Musical.ly operators knew that many of the app's users were under 13, the FTC said. The commission declined to say what percent of users it believes were underage, but called it "significant."

"This settlement highlights the fact that companies can't turn a blind eye to children on their services," Andrew Smith, director of the FTC's Bureau of Consumer Protection, said on a conference call.

The case started after a referral from the Better Business Bureau's Children's Advertising Review Unit.

The Musical.ly app allowed users to create videos of them lip syncing to popular songs. It also showed profile information and bios for private accounts and allowed direct messages to be sent, according to the FTC complaint, filed in the U.S. District Court for the Central District of California. The complaint also noted multiple cases of adults messaging children on the app.

The data collection in question is no longer standard practice and took place before Musical.ly and TikTok merged last year, TikTok said. TikTok launched a series of safety videos Wednesday, and said it will filter younger users into an app experience with stricter protections. Current users are also being asked to verify they're over 13 by providing a copy of a government ID.

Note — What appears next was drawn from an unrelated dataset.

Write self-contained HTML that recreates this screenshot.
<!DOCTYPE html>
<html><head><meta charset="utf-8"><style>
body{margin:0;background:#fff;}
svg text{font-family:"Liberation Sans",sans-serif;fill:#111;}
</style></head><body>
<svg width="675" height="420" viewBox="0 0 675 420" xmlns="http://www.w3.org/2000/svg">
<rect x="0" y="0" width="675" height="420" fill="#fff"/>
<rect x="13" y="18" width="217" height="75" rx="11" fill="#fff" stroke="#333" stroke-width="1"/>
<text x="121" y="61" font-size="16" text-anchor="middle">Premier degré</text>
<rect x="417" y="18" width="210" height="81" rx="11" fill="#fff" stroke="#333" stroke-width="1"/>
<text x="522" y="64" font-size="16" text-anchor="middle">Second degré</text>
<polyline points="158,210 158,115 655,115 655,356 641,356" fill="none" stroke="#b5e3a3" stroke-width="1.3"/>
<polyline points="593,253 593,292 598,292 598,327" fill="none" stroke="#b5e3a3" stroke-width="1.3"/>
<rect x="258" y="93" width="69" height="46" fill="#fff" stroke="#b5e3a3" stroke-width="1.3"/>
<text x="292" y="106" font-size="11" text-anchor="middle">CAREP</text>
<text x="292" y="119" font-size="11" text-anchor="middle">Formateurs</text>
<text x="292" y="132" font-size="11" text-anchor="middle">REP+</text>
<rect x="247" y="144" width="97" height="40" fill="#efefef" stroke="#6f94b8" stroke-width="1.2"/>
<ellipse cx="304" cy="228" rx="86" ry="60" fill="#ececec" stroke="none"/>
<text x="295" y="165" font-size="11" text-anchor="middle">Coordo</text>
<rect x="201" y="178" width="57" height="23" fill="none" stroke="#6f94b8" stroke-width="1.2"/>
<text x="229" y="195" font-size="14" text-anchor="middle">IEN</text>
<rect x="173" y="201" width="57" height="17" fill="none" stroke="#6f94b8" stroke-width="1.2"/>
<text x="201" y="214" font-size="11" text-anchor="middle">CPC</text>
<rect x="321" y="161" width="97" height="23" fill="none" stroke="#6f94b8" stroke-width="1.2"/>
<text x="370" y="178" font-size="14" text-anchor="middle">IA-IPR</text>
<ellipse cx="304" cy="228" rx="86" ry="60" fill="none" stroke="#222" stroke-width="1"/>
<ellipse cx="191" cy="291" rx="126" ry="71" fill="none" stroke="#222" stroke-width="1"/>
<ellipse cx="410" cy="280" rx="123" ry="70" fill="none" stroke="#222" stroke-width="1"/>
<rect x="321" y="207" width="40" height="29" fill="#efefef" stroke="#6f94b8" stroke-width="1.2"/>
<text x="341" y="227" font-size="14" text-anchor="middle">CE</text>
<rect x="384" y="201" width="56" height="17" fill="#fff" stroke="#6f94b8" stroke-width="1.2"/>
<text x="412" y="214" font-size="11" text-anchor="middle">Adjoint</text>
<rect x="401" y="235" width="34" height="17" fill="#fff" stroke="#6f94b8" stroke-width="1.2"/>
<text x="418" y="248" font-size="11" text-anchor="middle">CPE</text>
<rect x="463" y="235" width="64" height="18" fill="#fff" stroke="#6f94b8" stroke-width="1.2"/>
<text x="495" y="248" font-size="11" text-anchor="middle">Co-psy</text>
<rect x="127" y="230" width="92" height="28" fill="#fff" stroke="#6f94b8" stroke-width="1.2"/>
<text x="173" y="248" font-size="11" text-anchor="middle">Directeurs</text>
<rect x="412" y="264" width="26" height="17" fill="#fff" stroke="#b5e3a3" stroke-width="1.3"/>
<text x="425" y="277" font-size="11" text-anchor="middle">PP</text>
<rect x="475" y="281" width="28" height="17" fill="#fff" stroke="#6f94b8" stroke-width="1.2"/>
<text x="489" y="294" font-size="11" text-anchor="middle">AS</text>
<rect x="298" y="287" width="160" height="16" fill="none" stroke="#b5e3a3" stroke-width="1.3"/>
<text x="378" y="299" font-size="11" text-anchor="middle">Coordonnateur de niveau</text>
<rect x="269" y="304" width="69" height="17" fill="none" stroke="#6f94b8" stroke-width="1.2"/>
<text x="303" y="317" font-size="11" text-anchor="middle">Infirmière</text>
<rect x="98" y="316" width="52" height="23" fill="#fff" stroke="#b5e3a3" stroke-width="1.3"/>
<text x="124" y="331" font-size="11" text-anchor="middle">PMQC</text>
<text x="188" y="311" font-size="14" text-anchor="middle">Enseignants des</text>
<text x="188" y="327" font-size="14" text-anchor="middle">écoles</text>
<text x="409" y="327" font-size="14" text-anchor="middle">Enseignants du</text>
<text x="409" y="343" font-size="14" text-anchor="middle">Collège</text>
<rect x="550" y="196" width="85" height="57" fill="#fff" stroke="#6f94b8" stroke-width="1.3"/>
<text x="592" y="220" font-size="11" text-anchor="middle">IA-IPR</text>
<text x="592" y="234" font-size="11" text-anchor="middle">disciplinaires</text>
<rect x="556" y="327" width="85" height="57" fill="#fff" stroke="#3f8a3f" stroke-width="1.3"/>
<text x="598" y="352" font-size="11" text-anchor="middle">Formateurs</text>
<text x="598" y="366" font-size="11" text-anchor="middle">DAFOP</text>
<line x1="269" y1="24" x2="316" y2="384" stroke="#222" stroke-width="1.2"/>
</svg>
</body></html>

"We care deeply about the safety and privacy of our users," a TikTok statement posted Wednesday said. "This is an ongoing commitment, and we are continuing to expand and evolve our protective measures in support of this."

TikTok makes money through in-app purchases like emojis. But advertisers are hopping onto the platform, with brands including Guess sponsoring TikTok-centric influencer campaigns.

Brendan Gahan, founder of social media marketing agency Epic Signal, says TikTok has been generating a lot excitement in the advertising industry. "Because it wasn't on their watch, and they've shut down the data collection, I don't think advertisers will hold it against them," Gahan says of the ruling.

The FTC says it weighed a number of factors in levying the fine, including the company's degree of culpability and ability to pay.